There has been much media hype around connected devices and the creation of the Internet of Things (‘oT) in the consumer and commercial worlds, but the technology is still in its infancy.

The retail industry has been bracing itself for an IoT revolution, as the technology has the potential to shake up the industry itself by changing the customer experience and improving supply chain efficiency through automated stock replenishment, for instance.

However, if sales figures are the best measure of consumer interest, then retailers’ approach to connected devices has so far failed to catch the consumer’s imagination. Whilst smart TVs, wireless speakers and wearable fitness devices have performed relatively well, there is a general feeling that we are still a long way from embracing IoT technology throughout our home.

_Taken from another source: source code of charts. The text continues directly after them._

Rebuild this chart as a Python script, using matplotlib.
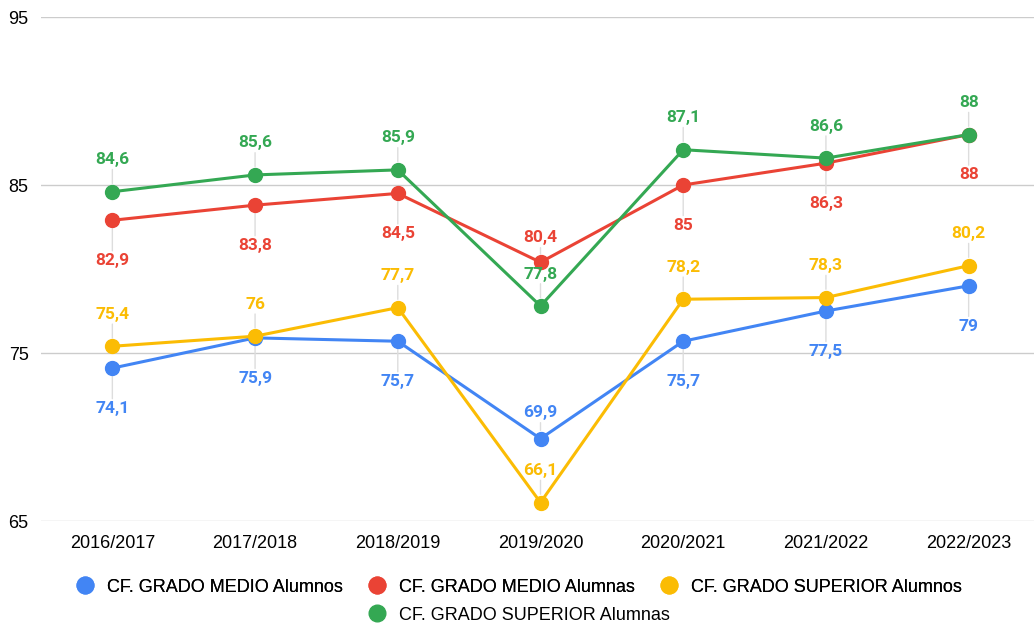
import matplotlib
matplotlib.use("Agg")
import matplotlib.pyplot as plt
from matplotlib.lines import Line2D

categories = ["2016/2017", "2017/2018", "2018/2019", "2019/2020", "2020/2021", "2021/2022", "2022/2023"]
gm_alumnos = [74.1, 75.9, 75.7, 69.9, 75.7, 77.5, 79]
gm_alumnas = [82.9, 83.8, 84.5, 80.4, 85, 86.3, 88]
gs_alumnos = [75.4, 76, 77.7, 66.1, 78.2, 78.3, 80.2]
gs_alumnas = [84.6, 85.6, 85.9, 77.8, 87.1, 86.6, 88]
series_names = ["CF. GRADO MEDIO Alumnos", "CF. GRADO MEDIO Alumnas",
                "CF. GRADO SUPERIOR Alumnos", "CF. GRADO SUPERIOR Alumnas"]
yticks = [65, 75, 85, 95]

# label placement (styling): vertical offset of each data label, in points (+ above, - below)
off_gm_alumnos = [-29, -29, -29, 18.5, -29, -29, -29]
off_gm_alumnas = [-29, -29, -29, 17.5, -29, -29, -29]
off_gs_alumnos = [23, 23, 23, 23, 23, 23, 23]
off_gs_alumnas = [23, 23, 23, 23, 23, 23, 23]

colors = ["#4285F4", "#EA4335", "#FBBC04", "#34A853"]

fig = plt.figure(figsize=(10.34, 6.25), dpi=100)
ax = fig.add_axes([41/1034, 104/625, 999/1034, 504/625])

x = list(range(len(categories)))
data = [gm_alumnos, gm_alumnas, gs_alumnos, gs_alumnas]
offsets = [off_gm_alumnos, off_gm_alumnas, off_gs_alumnos, off_gs_alumnas]
for i, (vals, offs, c) in enumerate(zip(data, offsets, colors)):
    ax.plot(x, vals, color=c, lw=2.2, marker="o", markersize=10, zorder=3 + i,
            solid_capstyle="round")
    for xi, v, o in zip(x, vals, offs):
        lbl = ("%g" % v).replace(".", ",")
        # leader line (behind the series)
        ax.annotate("", xy=(xi, v), xytext=(0, o), textcoords="offset points",
                    zorder=2,
                    arrowprops=dict(arrowstyle="-", color="#dddddd", lw=1,
                                    shrinkA=7, shrinkB=6))
        ax.annotate(lbl, xy=(xi, v), xytext=(0, o), textcoords="offset points",
                    ha="center", va="center", color=c, fontsize=12.5, fontweight="bold",
                    family="Roboto", zorder=10)

ax.set_xlim(-0.5, 6.5)
ax.set_ylim(65, 95)
ax.set_yticks(yticks)
ax.set_yticklabels([str(t) for t in yticks], family="Liberation Sans", fontsize=13)
ax.set_xticks(x)
ax.set_xticklabels(categories, family="Liberation Sans", fontsize=13)
ax.tick_params(axis="both", length=0)
ax.tick_params(axis="y", pad=9)
ax.tick_params(axis="x", pad=10)
ax.grid(axis="y", color="#cccccc", lw=1)
ax.set_axisbelow(True)
for s in ax.spines.values():
    s.set_visible(False)

handles = [Line2D([], [], marker="o", ls="", color=c, markersize=12) for c in colors]
legprops = dict(family="Liberation Sans", size=13)
leg1 = fig.legend(handles[:3], series_names[:3], loc="center", bbox_to_anchor=(0.502, 1 - 587/625),
                  ncol=3, frameon=False, prop=legprops,
                  handletextpad=0.72, columnspacing=1.4, handlelength=1.0)
leg2 = fig.legend(handles[3:], series_names[3:], loc="center", bbox_to_anchor=(0.502, 1 - 615/625),
                  ncol=1, frameon=False, prop=legprops,
                  handletextpad=0.72, handlelength=1.0)
fig.add_artist(leg1)

fig.savefig("out.png", dpi=100)
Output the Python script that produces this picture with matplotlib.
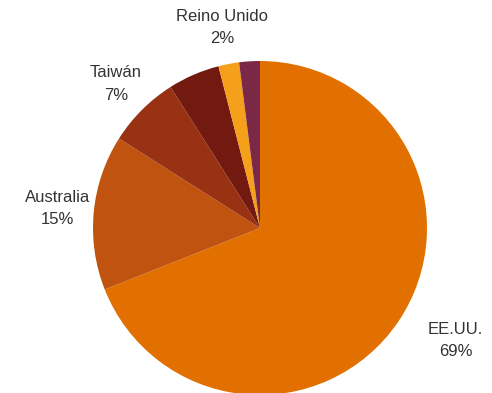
import numpy as np
import matplotlib.pyplot as plt

plt.rcParams["font.family"] = ["Liberation Sans", "DejaVu Sans"]

# slices, clockwise from 12 o'clock
countries = ["EE.UU.", "Australia", "Taiwán", "", "Reino Unido", ""]
shares = [69, 15, 7, 5, 2, 2]
colors = ["#E17000", "#C0530F", "#983212", "#731A10", "#F5A01B", "#7B2746"]
# label placement: distance from the centre (pie radii) and turn from mid-angle (deg)
label_dist = [1.35, 1.22, 1.22, 1.22, 1.22, 1.22]
label_turn = [4.3, 0, 0, 0, 0, 0]

W, H, DPI = 492, 393, 100
fig = plt.figure(figsize=(W / DPI, H / DPI), dpi=DPI)
ax = fig.add_axes([0, 0, 1, 1])

wedges, _ = ax.pie(
    shares,
    colors=colors,
    startangle=90,
    counterclock=False,
    radius=1.0,
    wedgeprops={"linewidth": 0},
)

for wedge, name, value, dist, turn in zip(wedges, countries, shares, label_dist, label_turn):
    if not name:
        continue
    mid = np.deg2rad((wedge.theta1 + wedge.theta2) / 2 + turn)
    ax.text(
        dist * np.cos(mid),
        dist * np.sin(mid),
        f"{name}\n{value}%",
        ha="center",
        va="center",
        fontsize=12,
        color="#333333",
        linespacing=1.6,
    )

# pie of radius 1 -> 167 px, centre at (260, 228) px from the top-left
px = 167.0
cx, cy = 260.0, 228.0
ax.set_xlim(-cx / px, (W - cx) / px)
ax.set_ylim(-(H - cy) / px, cy / px)
ax.set_aspect("auto")
ax.axis("off")

fig.savefig("out.png", dpi=DPI)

To an extent, consumers are engaging with IoT, albeit slowly. More than half of UK consumers own some form of connected device, and one in three plan to buy a connected device in the next 12 months.

Intriguingly, consumers are also aware of the benefits of IoT: 66% of people agree that connected devices have the potential to make their lives easier – and this rises to 91% for 18 to 24 year-olds. Our research indicates that a majority of consumers (57%) would like their heating to turn off automatically when they leave the house.

So why is it that we don’t all have smart fridges that automatically order a resupply of milk when our supplies are running low? Do consumers and, most importantly, retailers, fully understand the benefits of connected devices, or is there something specifically putting them off from buying?

IoT hurdles

Evidently, there are some fundamental barriers that are deterring customers from buying connected devices, namely a perception of high prices and scepticism about the technology.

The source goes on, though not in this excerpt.